5 things to know about US v. Google
Last week, a federal court largely sided with the Department of Justice and most states in their antitrust lawsuit against Google. The court found that Google has monopoly power in the markets for general search services and text ads, that Google enhanced that power via exclusive distribution agreements that set Google as the default search engine, and that those agreements led to higher ad prices.
What does the district court’s decision portend for the future of tech? Here are five things to know.
Existing Antitrust Law Can Handle the Digital Economy
For years, progressives and populists have tried to rewrite antitrust law to give the government more authority to manage competition without having to show consumer harm.

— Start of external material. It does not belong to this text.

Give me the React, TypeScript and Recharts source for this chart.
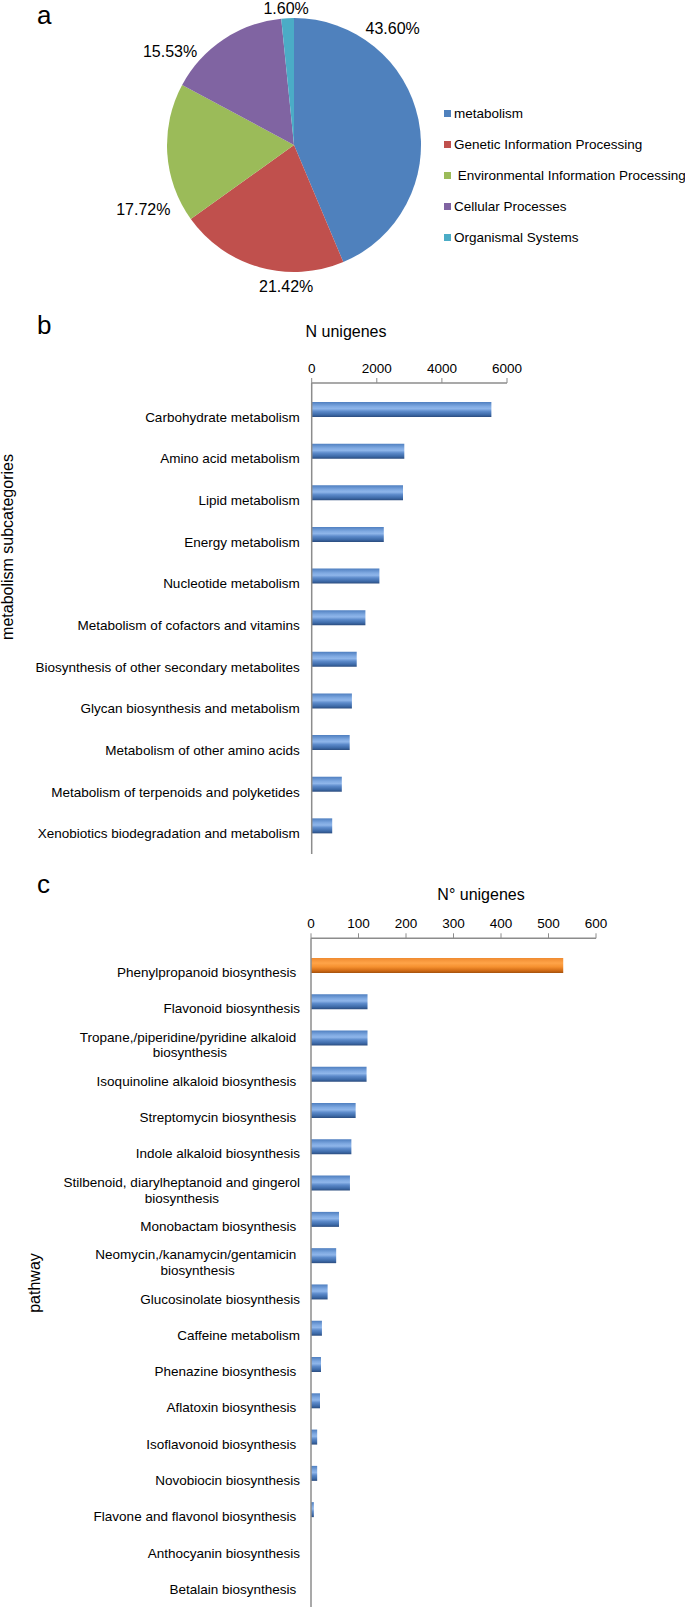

The Senate seriously considered a bill that would empower agencies to dictate the manner in which certain companies could compete. The Federal Trade Commission has declared that it may deem many types of routine business conduct as “unfair methods of competition,” without any showing of harm to consumers or anticompetitive intent. Europe has already gone down this road.
The decision, however, shows that the existing antitrust law can address competitive concerns. In its 277-page opinion, the court carefully evaluated mountains of evidence and ultimately determined that Google’s exclusive contracts harmed competition. While that ruling may not survive on appeal, the decision shows that existing antitrust laws and standards can handle the digital economy.
Google Has Ample Grounds for Appeal
Google has already announced an appeal and could present strong grounds for reversal. Perhaps most importantly, Google could challenge the Justice Department’s narrow market definitions and failure to back those definitions with quantitative evidence. In almost any antitrust case, a key question is, “What’s the market that’s being monopolized?” In this case, as in many others, the government advanced hyper-narrow market definitions to argue that Google had monopoly power in those narrow markets.
Nevertheless, “none of [the government’s] experts performed a hypothetical monopolist test,” which evaluates markets quantitatively by testing whether a company can raise prices. The court found this failure “surprising,” but still allowed the Justice Department to define markets based on subjective criteria laid out in a sixty-year-old Supreme Court decision. For a case that could affect the entire economy, an appellate court might demand that the department undertake a more rigorous economic analysis.
Beyond that, in some respects the court’s ultimate conclusion appears internally inconsistent. The court found that Google created a superior search product, continues to innovate and to increase output, and faces stiff competition for digital advertising dollars from social media companies, retailers and others (not to mention offline advertising). Whatever the value of defaults, users can switch search engines easily. In a typical case, these sorts of factual findings would belie the existence of an antitrust problem.
Expect a Narrow Remedy
Assuming the liability verdict remains in place, the district court will hold a separate trial to determine the proper remedy. While there’s a wide range of possible outcomes, the court is likely to order a somewhat narrow remedy that leaves Google’s business model in place.
In its decision, the court specifically found that Google had developed “the best search engine” and “has continued to innovate.” The court also ruled in Google’s favor on a few issues and acknowledged that many exclusive contracts, including shorter-term ones, can promote competition. With such findings, it seems unlikely that the court would order a dramatic remedy, such as a partial divestiture, that could cripple Google’s business. Instead, the court could simply forbid Google from signing longer-term exclusive contracts with distributors or paying its business partners to set Google’s search engine as the default.
A Mixed Bag for Other Tech Cases
Although the decision represents a significant victory for antitrust enforcers, it may have a limited or even mixed impact on other pending cases and investigations. On one hand, the court found that scale, access to data, brand awareness and even quality products can create barriers to entry to new competitors. These findings could resonate across the economy; in virtually every industry, incumbents have some of these advantages over startups. The court bleakly suggests that incumbency forecloses new entry, a proposition proven false by centuries of economic history.
Still, the outcome rested on highly specific facts, including Google’s market position and contracts. Moreover, the court affirmed that antitrust law protects consumers, rather than competitors, and that companies have no duty to deal with their competitors.
Innovation Moves Faster than Litigation
How much will the decision ultimately matter? Innovation is likely to change the tech sector more quickly and decisively than this court case, which still could take years to play out. Although the court found that innovations, such as artificial intelligence, were unlikely to change market dynamics or lower entry barriers in the “foreseeable future,” many facts suggest otherwise.
Just last month, OpenAI launched a new search engine, “SearchGPT,” an eventual complement to its wildly popular ChatGPT service, while Jeff Bezos has helped to launch Perplexity, an AI search engine designed to share revenue with publishers. China, of course, continues to invest trillions into AI; Baidu recently announced a “self-reasoning” AI that could reduce the need for access to data. And the list goes on. In a few years or even months, concerns about Google’s “search monopoly” may seem as quaint as concerns about Y2K.
Asheesh Agarwal is the president of Agarwal Strategies, LLC, and an alumnus of both the FTC and the Department of Justice.